Yes, We Can-al
It's easy to see how a natural sight like the Great Barrier Reef is an educational adventure, but few man-made structures rise to that level -- unless they have a system of locks, like the Panama Canal. Started in 1880 and completed in 1914, the Panama Canal was named one of the seven wonders of the modern world by the American Society of Civil Engineers (ASCE). According to ASCE, the workers who built the canal moved enough dirt to open a 16-foot wide tunnel to the center of the Earth.
The canal stretches from the Atlantic (via the Caribbean Sea) to the Pacific and drastically shortened the time it took to move cargo between the two oceans (ships used to have to sail down below the tip of South America). It also opened up the interior of Panama. In addition to featuring some of the most impressive modern engineering in the world, the Canal cuts through verdant rain forests. It's also an historic achievement, one that required massive amounts of international cooperation and coordination. While most educational adventures reward people who love science, the Panama Canal is a great adventure trip for history buffs as well.

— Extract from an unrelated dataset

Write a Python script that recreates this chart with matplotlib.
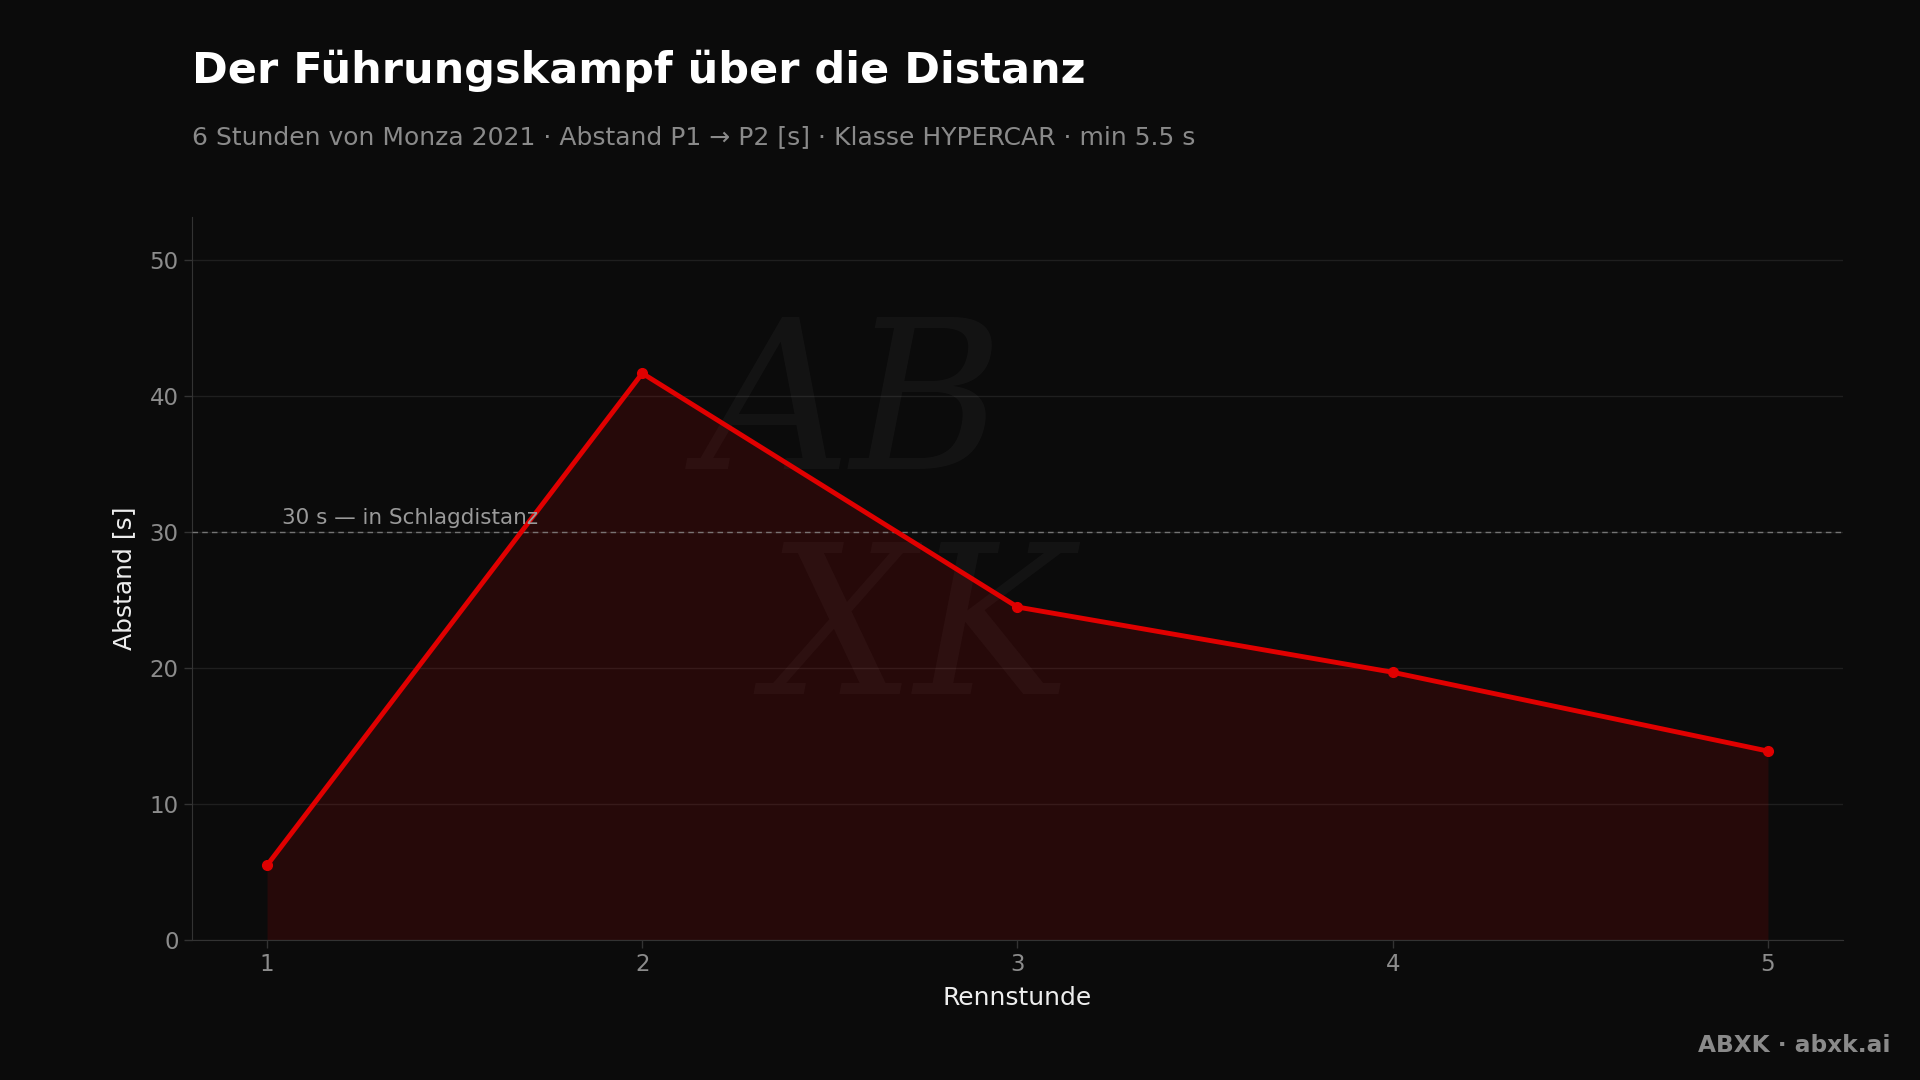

You need a boat to traverse the Panama Canal (duh). Large cruise ships offer routes that cover the canal; these routes are a way for the cruise companies to make money as they move their ships from the Atlantic to the Pacific for different sailing routes and seasons. You can also go on a smaller, more tour-oriented cruise or charter your own boat and take it through the canal yourself. That final option assumes you know what you're doing. Boats that are less than 50 feet (15.2 meters) in length pay a toll of $1,300 to use the canal.